DataNode: DataNodes are slaves who reside on each machine in a cluster and provide the actual storage. It is responsible for serving, read and write requests for the clients.
HDFS Architecture:-
Components of HBase:-
- Hbase master
- Region Server
- Region
- Zookeeper
HMaster: It is the Master server in HBase architecture. It is the monitoring agent to monitor all Region Server and also it is the responsibility of HMaster to be the interface for all the metadata changes. It runs on NameNode.
Regions Servers: When Region Server receives writes and reads requests from the client, it assigns the request to a specific region, where the actual column family resides. However, the client can directly contact with Region servers, there is no need of HMaster mandatory permission to the client regarding communication with Region Servers. The client requires HMaster help when operations related to metadata and schema changes are required.
Regions: Regions are the basic building elements of the HBase cluster that consists of the distribution of tables and are comprised of Column families. It contains multiple stores, one for each column family. It consists of mainly two components, which are Memstore and Hfile.
ZooKeeper: In Hbase, Zookeeper is a centralized monitoring server that maintains configuration information and provides distributed synchronization. Distributed synchronization is to access the distributed applications running across the cluster with the responsibility of providing coordination services between nodes. If the client wants to communicate with regions, the server’s client has to approach ZooKeeper first.
HBase Architecture:- HBase is a part of Hadoop’s Ecosystem.
In-Depth Model:-
Head to Head Comparison Between HDFS and HBase (Infographics)
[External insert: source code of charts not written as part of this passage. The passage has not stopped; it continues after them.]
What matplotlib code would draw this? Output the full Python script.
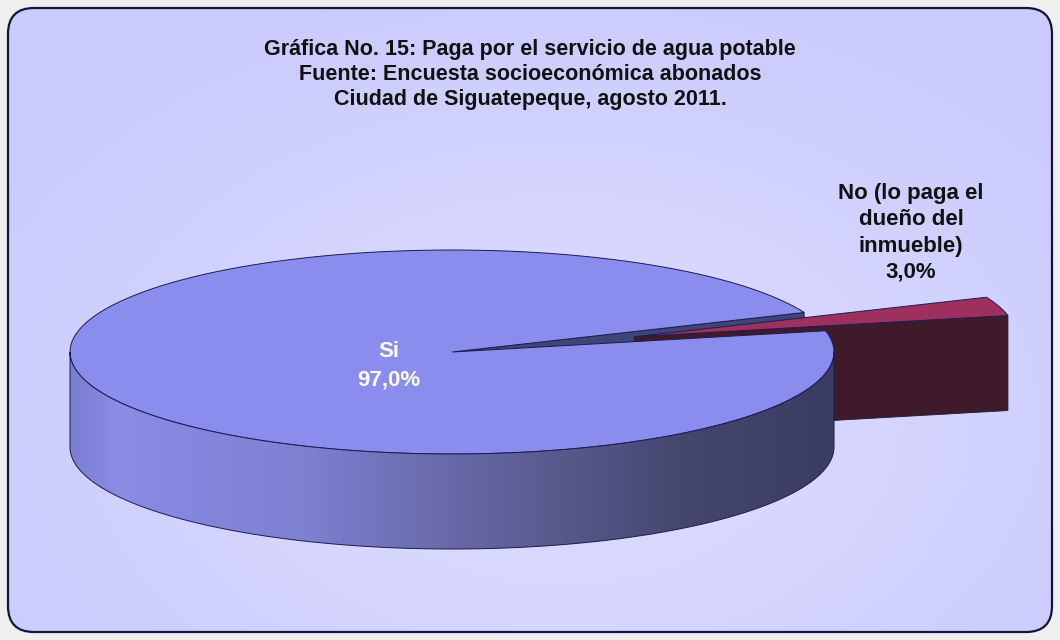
import numpy as np
import matplotlib.pyplot as plt
from matplotlib.patches import Polygon, FancyBboxPatch
from matplotlib.colors import LinearSegmentedColormap

plt.rcParams['font.family'] = ['Liberation Sans', 'DejaVu Sans']

# datos
labels = ['Si', 'No (lo paga el\ndueño del\ninmueble)']
values = np.array([97.0, 3.0])
pct_text = ['97,0%', '3,0%']
title = ('Gráfica No. 15: Paga por el servicio de agua potable\n'
         'Fuente: Encuesta socioeconómica abonados\n'
         'Ciudad de Siguatepeque, agosto 2011.')

top_colors = ['#8a8cee', '#9e305f']
face_colors = ['#3e4676', '#3f1a2b']
label_colors = ['white', '#111111']

# geometria del pastel 3D (en pixeles)
W, H = 1060, 640
cx, cy = 452, 352
a, b = 382, 102
depth = 95
start = 12.0
explode = [0.0, 0.5]

fig = plt.figure(figsize=(W / 100, H / 100), dpi=100)
fig.patch.set_facecolor('#efefef')
ax = fig.add_axes([0, 0, 1, 1])
ax.set_xlim(0, W)
ax.set_ylim(H, 0)
ax.axis('off')

# fondo redondeado con degradado
frame = FancyBboxPatch((8, 8), W - 16, H - 16,
                       boxstyle='round,pad=0,rounding_size=26',
                       facecolor='none', edgecolor='none', zorder=0)
ax.add_patch(frame)
yy, xx = np.mgrid[0:H:4, 0:W:4]
d = np.sqrt(((xx - 560) / 620.0) ** 2 + ((yy - 420) / 420.0) ** 2)
bg_cmap = LinearSegmentedColormap.from_list('bg', ['#dedeff', '#d4d4ff', '#cacafd'])
bg = ax.imshow(d, cmap=bg_cmap, extent=(0, W, H, 0), vmin=0, vmax=1.1,
               interpolation='bilinear', zorder=0)
bg.set_clip_path(frame)
ax.add_patch(FancyBboxPatch((8, 8), W - 16, H - 16,
                            boxstyle='round,pad=0,rounding_size=26',
                            facecolor='none', edgecolor='#14143c',
                            linewidth=1.6, zorder=10))

# angulos de cada porcion (Si empieza donde termina No)
frac = values / values.sum()
spans = [(start + 360 * frac[1], start + 360), (start, start + 360 * frac[1])]


def offset(i):
    mid = np.radians(np.mean(spans[i]))
    return (explode[i] * a * np.cos(mid), -explode[i] * b * np.sin(mid))


def pt(i, th, r=1.0, dz=0.0):
    ox, oy = offset(i)
    t = np.radians(th)
    return (cx + ox + r * a * np.cos(t), cy + oy - r * b * np.sin(t) + dz)


def arc(i, t0, t1, dz=0.0, n=200):
    return [pt(i, t, 1.0, dz) for t in np.linspace(t0, t1, n)]


def cut_face(i, th, color, z):
    poly = [pt(i, th, 0), pt(i, th), pt(i, th, 1, depth), pt(i, th, 0, depth)]
    ax.add_patch(Polygon(poly, closed=True, facecolor=color,
                         edgecolor='#1c1c40', linewidth=0.6, zorder=z))


def top(i, z):
    t0, t1 = spans[i]
    poly = [pt(i, t0, 0)] + arc(i, t0, t1)
    ax.add_patch(Polygon(poly, closed=True, facecolor=top_colors[i],
                         edgecolor='#1c1c50', linewidth=0.7, zorder=z))


# caras de corte visibles
for i in [0, 1]:
    t0, t1 = spans[i]
    if np.cos(np.radians(t0)) > 0:
        cut_face(i, t0, face_colors[i], 2 + 2 * i)
    if np.cos(np.radians(t1)) < 0:
        cut_face(i, t1, face_colors[i], 2 + 2 * i)

top(1, 5)
top(0, 6)

# pared frontal de Si con degradado
wall = arc(0, 180, 360) + arc(0, 360, 180, depth)
wall_patch = Polygon(wall, closed=True, facecolor='none',
                     edgecolor='#1c1c50', linewidth=0.7, zorder=8)
ax.add_patch(wall_patch)
wall_cmap = LinearSegmentedColormap.from_list(
    'wall', [(0.0, '#7c7ed2'), (0.06, '#8a8ce6'), (0.3, '#7e80d2'),
             (0.55, '#62649e'), (0.8, '#45476f'), (1.0, '#3a3c62')])
grad = np.linspace(0, 1, 400).reshape(1, -1)
wimg = ax.imshow(grad, cmap=wall_cmap, aspect='auto',
                 extent=(cx - a, cx + a, cy + b + depth + 2, cy - 2),
                 interpolation='bilinear', zorder=7)
wimg.set_clip_path(wall_patch)

# etiquetas
ax.text(389, 366, labels[0] + '\n' + pct_text[0], color=label_colors[0],
        fontsize=16, fontweight='bold', ha='center', va='center',
        linespacing=1.45, zorder=12)
ax.text(911, 233, labels[1] + '\n' + pct_text[1], color=label_colors[1],
        fontsize=16, fontweight='bold', ha='center', va='center',
        linespacing=1.33, zorder=12)

ax.text(530, 74, title, color='#111111', fontsize=15.5, fontweight='bold',
        ha='center', va='center', linespacing=1.25, zorder=12)

fig.savefig('out.png', dpi=100, facecolor=fig.get_facecolor())
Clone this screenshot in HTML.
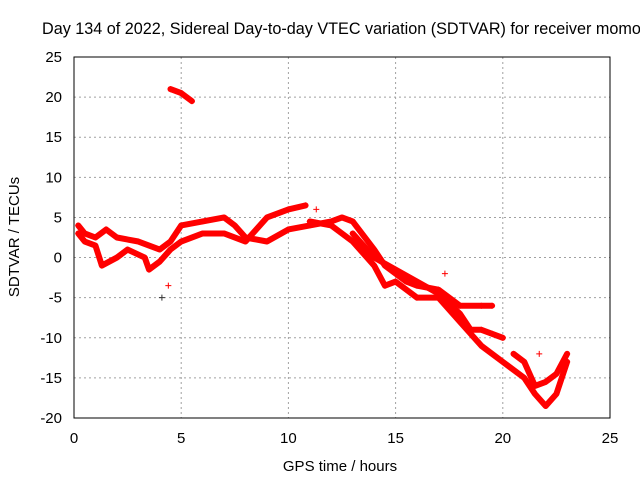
<!DOCTYPE html>
<html><head><meta charset="utf-8"><style>
body{margin:0;background:#fff;overflow:hidden;}
svg{display:block;font-family:"Liberation Sans",sans-serif;font-size:15px;}
</style></head><body>
<svg id="chart" width="640" height="480">
<text x="42" y="34" style="font-size:16.2px">Day 134 of 2022, Sidereal Day-to-day VTEC variation (SDTVAR) for receiver momo</text>
<g id="grid"></g><g id="axes"></g><g id="series"></g>
<rect x="74" y="57" width="536" height="361" fill="none" stroke="#000"/>
<text x="340" y="471" text-anchor="middle">GPS time / hours</text>
<text transform="translate(19,237) rotate(-90)" text-anchor="middle">SDTVAR / TECUs</text>
</svg>
<script>
const xTicks=[0,5,10,15,20,25];
const yTicks=[25,20,15,10,5,0,-5,-10,-15,-20];
const trackA=[[0.2,4],[0.5,3],[1,2.5],[1.5,3.5],[2,2.5],[3,2],[3.5,1.5],[4,1],[4.5,2],[5,4],[6,4.5],[7,5],[7.5,4],[8,2.5],[9,2],[10,3.5],[11,4],[12,4.5],[12.5,5],[13,4.5],[14,1],[14.5,-1],[15,-2],[15.5,-3],[16,-3.5],[17,-4],[18,-6],[19,-6],[19.5,-6]];
const trackB=[[0.2,3],[0.5,2],[1,1.5],[1.3,-1],[2,0],[2.5,1],[3.3,0],[3.5,-1.5],[4,-0.5],[4.5,1],[5,2],[6,3],[7,3],[8,2],[9,5],[10,6],[10.8,6.5]];
const trackC=[[11,4.5],[12,4],[13,2],[14,-1],[14.5,-3.5],[15,-3],[15.5,-4],[16,-5],[17,-5],[18,-8],[19,-11],[20,-13],[21,-15],[21.5,-17],[22,-18.5],[22.5,-17],[23,-13]];
const trackD=[[13,3],[14,0],[15,-1.5],[16,-3],[17,-4.5],[18,-7],[18.5,-9],[19,-9],[19.5,-9.5],[20,-10]];
const trackE=[[20.5,-12],[21,-13],[21.5,-16],[22,-15.5],[22.5,-14.5],[23,-12]];
const trackF=[[4.5,21],[5,20.5],[5.5,19.5]];
const outliers=[[4.1,-5],[11.3,6],[17.3,-2],[21.7,-12],[4.4,-3.5]];
const NS="http://www.w3.org/2000/svg";
const X=v=>74+v*536/25, Y=v=>418-(v+20)*361/45;
const grid=document.getElementById('grid'),axes=document.getElementById('axes'),ser=document.getElementById('series');
function mk(t,a,p){const e=document.createElementNS(NS,t);for(const k in a)e.setAttribute(k,a[k]);p.appendChild(e);return e;}
xTicks.forEach(v=>{
 const g=mk('line',{x1:X(v),x2:X(v),y1:57,y2:418,stroke:'#a0a0a0','stroke-dasharray':'2,3'},grid);
 
 const t=mk('text',{x:X(v),y:443,'text-anchor':'middle'},axes);t.textContent=v;
 
});
yTicks.forEach(v=>{
 const g=mk('line',{x1:74,x2:610,y1:Y(v),y2:Y(v),stroke:'#a0a0a0','stroke-dasharray':'2,3'},grid);
 
 const t=mk('text',{x:62,y:Y(v)+5,'text-anchor':'end'},axes);t.textContent=v;
 
});
function plus(x,y,c,g){mk('path',{d:`M${X(x)-3},${Y(y)}h6M${X(x)},${Y(y)-3}v6`,stroke:c,'stroke-width':1},g);}
[trackA,trackB,trackC,trackD,trackE,trackF].forEach((tr,i)=>{
 const g=mk('g',{},ser);
 
 
 mk('polyline',{points:tr.map(p=>X(p[0])+','+Y(p[1])).join(' '),fill:'none',stroke:'#f00','stroke-width':6,'stroke-linejoin':'round','stroke-linecap':'round'},g);
 tr.forEach(p=>plus(p[0],p[1],'#f00',g));
});
const og=mk('g',{},ser);


outliers.forEach((p,i)=>plus(p[0],p[1],i==0?'#333':'#f00',og));
</script>
</body></html>
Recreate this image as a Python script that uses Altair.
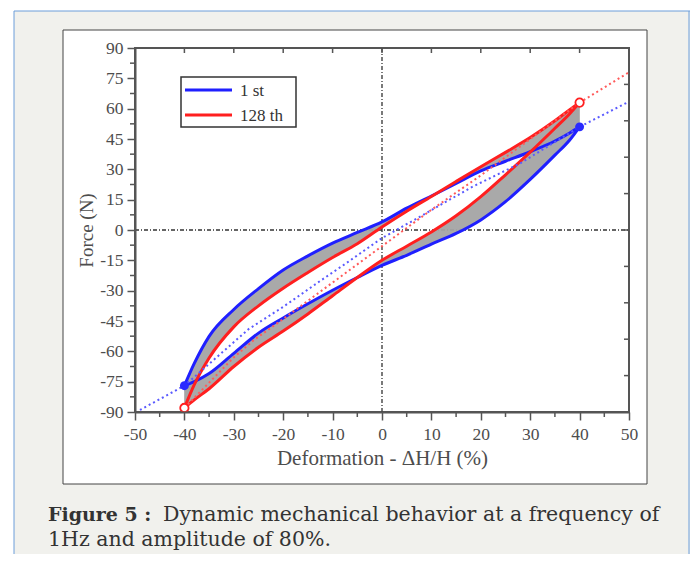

Below is the Top 14 Comparison between HDFS vs HBase:
Key Differences Between HDFS and HBase
Below is the difference between HDFS vs HBase are as follows:
- HDFS is a distributed file system that is well suited for the storage of large files. But HBase, on the other hand, is built on top of HDFS and provides fast record lookups (and updates) for large tables.
- HDFS has based on GFS file system. But HBase is distributed – uses HDFS for storage, column – Oriented, Multi-Dimensional (Versions) and Storage System
- HDFS uses HIVE as one of its component for the quire language which is HIVE Query Language(HQL), but Hbase is NOT a SQL Database that means:- No Joins, no query engine, no datatypes, no (damn) SQL, No Schema and no DBA needed.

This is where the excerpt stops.